Iraq: America stumbles on as the world watches

5/14/2004

THE whole world was watching. Some quarters were skeptical from the beginning. Others were supportive but not overwhelmingly so. The pre-emptive war business the United States embarked on more than a year ago was a serious departure from precedent. Targeting Iraq for the untested American strategy to attack first and ask questions later was a curious if unconvincing choice for many in the international community.

But that's all water down the Euphrates now. It is abundantly clear the "Mission Accomplished" declared from the festooned deck of an aircraft carrier last May was a presidential boast without backing. True, the "shock and awe" part of barging into Iraq and relieving Baghdad of its regime set an impressive military record for speed of war. But anything less in a lopsided contested between the greatest military power on earth and scattered Iraqi combat units would have been unthinkable.

Postwar Iraq proved to be more challenging, especially when the Iraqis decided to keep the war going against their U.S. occupiers. The U.S. government likes to lump all those who won't lay down their arms to accept American direction and control of their government, their oil industry, and their way of life as insurgents akin to terrorists. But not all those who revolt against their liberators are agitators in search of a cause.

They are Iraqis in search of independence from foreigners running their country and patrolling their streets with armed military. But war is hell and America stumbles on, no closer to stability in the region or an exit strategy in Iraq than when the pre-emptive Bush doctrine was deployed against the irksome nemesis of the Bush clan.

And despite the fact that citizens were lied to about the primary rationale for giving pre-emptive war practical use in Iraq, Americans still support their commander in chief and his campaign to convert Iraq into a democratic oasis in a region dominated by theocratic and autocratic rule. That support is borne of the unshakable belief that the President and his lieutenants would never steer them wrong or put their sons and daughters at risk without good reason.

But public acceptance has dipped slightly. The Bush war against Iraqi holdouts is going badly. Assaults and ambushes against American soldiers are intensifying and casualties are climbing. The dead are coming home in flag-draped coffins on cargo conveyor belts as far as a photographer's eye can see. The disturbing sight could not be withheld from the public forever. Close to 800 troops have been killed. Thousands more have been maimed.

Unbeknownst to those risking life and limb in hostile Iraq, their commander in chief and key lieutenants were increasing the danger to them and their countrymen. They were doing it by allowing the abuse of Iraqi prisoners by American soldiers to continue unchallenged until everything from gross degradation to sexual assault, torture, and murder was graphically exposed to the world in pictures and videotapes taken by the cheeky American tormentors.

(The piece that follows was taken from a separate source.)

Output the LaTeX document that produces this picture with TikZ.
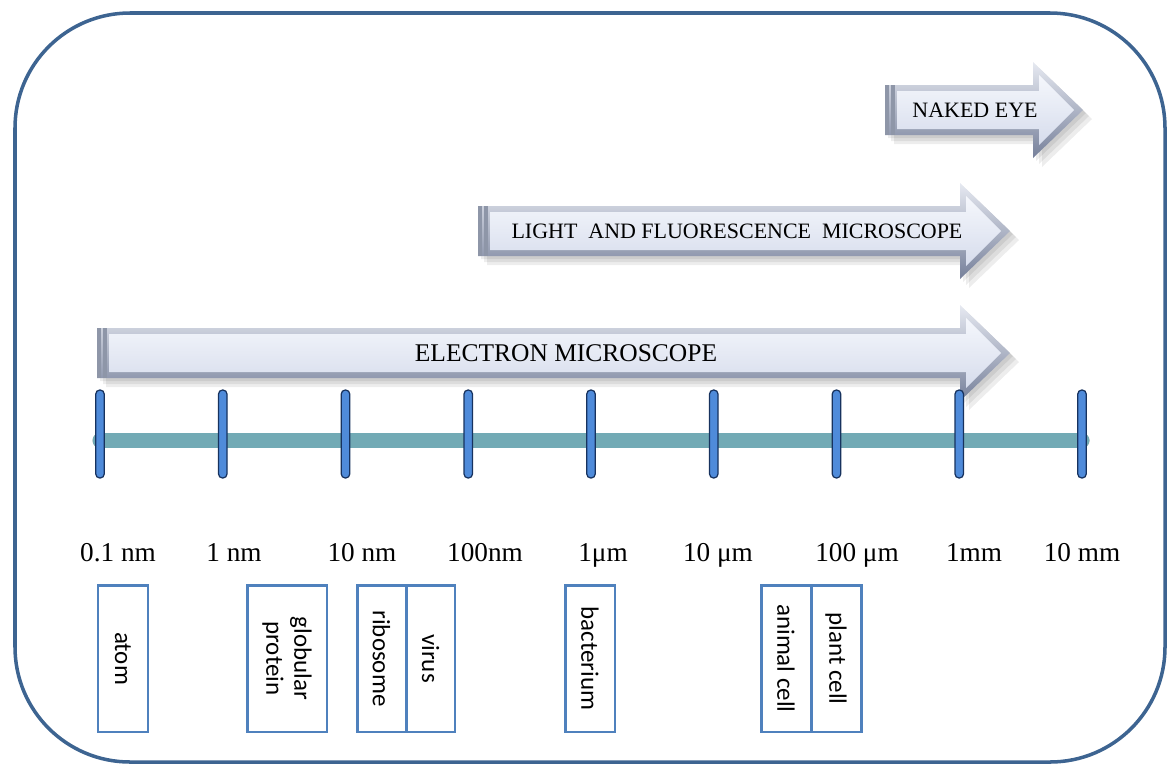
\documentclass[tikz,border=0pt]{standalone}
\usepackage{fontspec}
\setmainfont{Liberation Serif}
\newfontfamily\boxfont{Carlito}
\usetikzlibrary{calc}

\definecolor{framecol}{HTML}{3D6491}
\definecolor{barcol}{HTML}{72AAB5}
\definecolor{tickfill}{HTML}{4F8BDA}
\definecolor{tickdraw}{HTML}{17325E}
\definecolor{boxcol}{HTML}{4F81BD}
\definecolor{bevdark}{HTML}{76809A}
\definecolor{bevlight}{HTML}{E6E9F1}
\definecolor{facetop}{HTML}{F5F7FC}
\definecolor{facebot}{HTML}{D6DCEC}
\definecolor{stripe}{HTML}{8E96A8}

\tikzset{
  outerframe/.style={draw=framecol, line width=2pt, rounded corners=2.3cm},
  scalebar/.style={draw=barcol, line width=0.3cm, line cap=round},
  scaletick/.style={draw=tickdraw, fill=tickfill, line width=0.7pt, rounded corners=0.08cm,
    minimum width=0.17cm, minimum height=1.76cm, inner sep=0},
  scalelabel/.style={font=\fontsize{15.5}{18}\selectfont, inner sep=0, anchor=base},
  cellbox/.style={draw=boxcol, line width=1.7pt, rotate=-90, minimum width=2.94cm,
    inner sep=0, align=center, font=\boxfont\fontsize{14.2}{16}\selectfont},
  arrowtext/.style={font=\fontsize{12.5}{14}\selectfont, inner sep=0}
}

% outline of a block arrow: left end, head back, tip, centre line
\newcommand{\arrowshape}[4]{(#1,#4-25) -- (#2,#4-25) -- (#2,#4-48) -- (#3,#4)
  -- (#2,#4+48) -- (#2,#4+25) -- (#1,#4+25) -- cycle}

% bevelled arrow: left, head back, tip, centre y, name, text, text x
\newcommand{\bevelarrow}[7]{%
  \foreach \s in {3,6,9}
    \fill[black, opacity=0.07, shift={(\s,\s)}] \arrowshape{#1}{#2}{#3}{#4};
  \shade[top color=bevlight, bottom color=bevdark] \arrowshape{#1}{#2}{#3}{#4};
  \shade[top color=facetop, bottom color=facebot] ({#1+12},#4-19) -- ({#2+6},#4-19)
    -- ({#2+6},#4-35) -- ({#3-9},#4) -- ({#2+6},#4+35) -- ({#2+6},#4+19)
    -- ({#1+12},#4+19) -- cycle;
  \fill[stripe] (#1,#4-25) rectangle ({#1+4},#4+25);
  \fill[stripe] ({#1+6},#4-25) rectangle ({#1+10},#4+25);
  \node[arrowtext] (#5) at (#7,#4) {#6};
}

\begin{document}
\begin{tikzpicture}[x=0.02cm, y=-0.02cm]
    \useasboundingbox (0,0) rectangle (1169,765);

    % Frame
    \draw[outerframe] (15,13) rectangle (1165,762);

    % Arrows
    \bevelarrow{885}{1033}{1083}{110}{eye}{NAKED EYE}{975}
    \bevelarrow{478}{960}{1010}{231}{light}{LIGHT\ \ AND FLUORESCENCE\ \ MICROSCOPE}{737}
    \bevelarrow{97}{960}{1010}{353}{electron}{\fontsize{14.5}{16}\selectfont ELECTRON MICROSCOPE}{566}

    % Axis
    \coordinate (a0) at (100,440.5);
    \coordinate (a1) at (1082,440.5);
    \draw[scalebar, draw=brown!60!gray, opacity=0.5, shift={(0,4)}] (a0) -- (a1);
    \draw[scalebar] (a0) -- (a1);
    \foreach \i in {1,...,9}
        \node[scaletick] (t\i) at ({100+122.75*(\i-1)},434) {};

    % Labels
    \foreach \n/\x/\t in {l1/118/0.1 nm, l2/234/1 nm, l3/362/10 nm, l4/485/100nm,
        l5/603/1μm, l6/718/10 μm, l7/857/100 μm, l8/974/1mm, l9/1082/10 mm}
        \node[scalelabel] (\n) at (\x,561) {\t};

    % Boxes
    \node[cellbox, minimum height=1cm] (atom) at (123,658.5) {atom};
    \node[cellbox, minimum height=1.6cm] (protein) at (287,658.5) {globular\\protein};
    \node[cellbox, minimum height=0.98cm] (ribosome) at (381.5,658.5) {ribosome};
    \node[cellbox, minimum height=0.98cm] (virus) at (430.5,658.5) {virus};
    \node[cellbox, minimum height=1cm] (bacterium) at (590,658.5) {bacterium};
    \node[cellbox, minimum height=1cm] (animal) at (786,658.5) {animal cell};
    \node[cellbox, minimum height=1cm] (plant) at (836,658.5) {plant cell};
\end{tikzpicture}
\end{document}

It was not the actions of a few, as asserted by an incumbent president running for re-election, but widespread mistreatment, as documented by the Red Cross. For a year, the organization says, it made repeated attempts in person and in writing to top U.S. officials to stop the abuses. Failing that, a month after the Pentagon finally decided to investigate one soldier's account in January, the Red Cross gave its full report to coalition forces.

Suddenly the whole world knew of American-made atrocities. Arab animosity toward all things American erupted with a vengeance not seen from the West Bank to Egypt and beyond. Belated apologies by the Bush Administration are worthless. There's no damage control for what Americans did to demean Islamic culture. And the American President standing by his man who presided over the debacle only inflames Arab sensibilities.

The death sentences of Americans, in and out uniform, have been written. The videotaped beheading of an American in Iraq starts a new wave of craziness. What happened for months at American-controlled Iraqi prisons was toxic. It played right into the anti-American rhetoric of terrorist recruiters everywhere. God knows what lasting hate they will breathe into receptive generations of new recruits.

With the rest of the world, Osama Bin Laden is also watching as America struggles to put the best face on its self-inflicted PR nightmare in Iraq and throughout the Arab global community. No doubt the mastermind of 9/11 is pleased with the considerable work the Bush Administration has unwittingly done on al-Qaeda's behalf.